We hope you have a wonderful holiday season and are able to join People Network calls in January! (For handy calendar entries, see the CaRCC Events Calendar.)
Data-Facing Track (first Tuesdays)
Tuesday, January 5, 1p ET/ 12p CT/ 11a MT/ 10a PT
Python for Big Data
Presenter: Bala Desinghu, Rutgers University
Python is a popular programming language for developing software and data science applications. Its popularity stems from many factors such as simplicity, readability, portability, etc. As such, Python is slow compared to C or Fortran and it does not manage memory well. These limitations in speed and memory management may not be significant when analyzing small data sets, but it becomes a bottleneck when analyzing big data sets. Techniques based on vectorization, parallelization, just in time compilation, and distributed task executions have been widely adopted by the Python community to address these challenges associated with big data.
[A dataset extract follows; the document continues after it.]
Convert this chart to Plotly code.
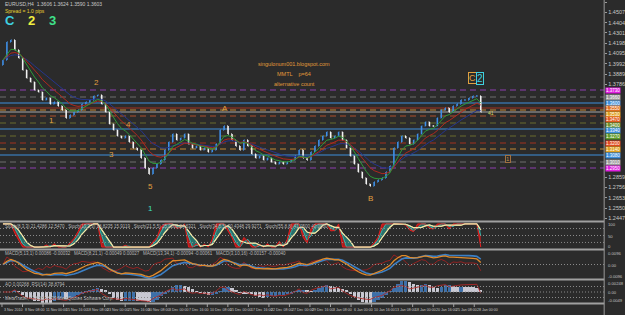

This presentation will address a few techniques suitable for large scale data analysis and answer the following questions: What to do when the data set size exceeds the available physical memory? How to speed up the data analysis? How to distribute the workloads when doing machine learning for big data sets?
Researcher-Facing Track (second Thursdays)
Thursday, January 14, 1p ET/ 12p CT/ 11a MT/ 10a PT
All about CaRCC (… beyond the R-F Track)
Presenters:
Tom Cheatham, University of Utah
Lauren Michael, University of Wisconsin
Dana Brunson, Internet2
Patrick Schmitz, Semper Cogito Consulting